First Degree Cohomology of Specht Modules and Extensions of Symmetric Powers

Abstract: Let $\Sigma_d$ denote the symmetric group of degree $d$ and let $K$ be a field of positive characteristic $p$. For $p>2$ we give an explicit description of the first cohomology group $H^1(\Sigma_d,{\rm{Sp}}(\lambda))$, of the Specht module ${\rm{Sp}}(\lambda)$ over $K$, labelled by a partition $\lambda$ of $d$. We also give a sufficient condition for the cohomology to be non-zero for $p=2$ and we find a lower bound for the dimension.
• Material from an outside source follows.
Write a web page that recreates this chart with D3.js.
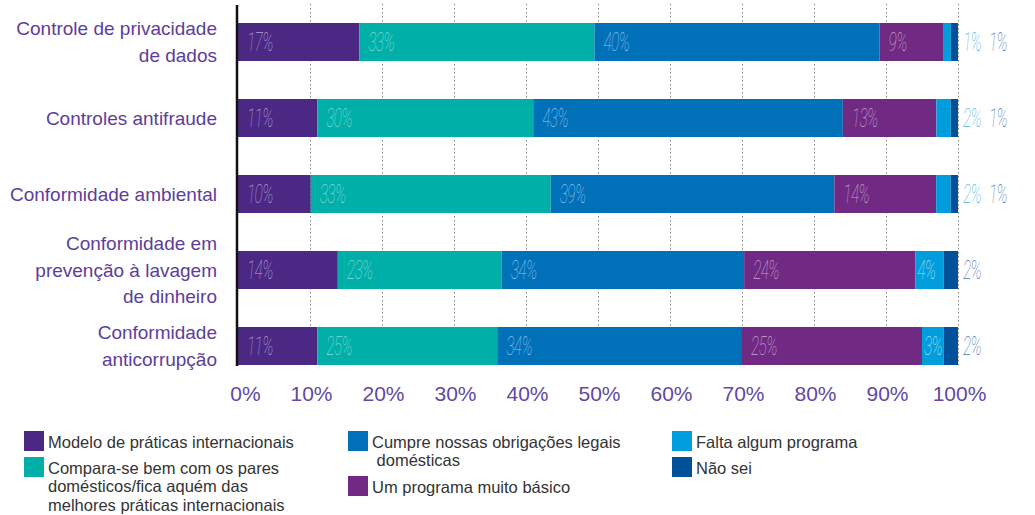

Our method is to proceed by comparison with the cohomology for the general linear group $G(n)$ over $K$ and then to reduce to the calculation of ${\rm{Ext}}^1_{B(n)}(S^d E,K_\lambda)$, where $B(n)$ is a Borel subgroup of $G(n)$, $S^dE$ denotes the $d$th symmetric power of the natural module $E$ for $G(n)$ and $K_\lambda$ denotes the one dimensional $B(n)$-module with weight $\lambda$. The main new input is the description of module extensions by: extensions sequences, coherent triples of extension sequences and coherent multi-sequences of extension sequences, and the detailed calculation of the possibilities for such sequences. These sequences arise from the action of divided powers elements in the negative part of the hyperalgebra of $G(n)$.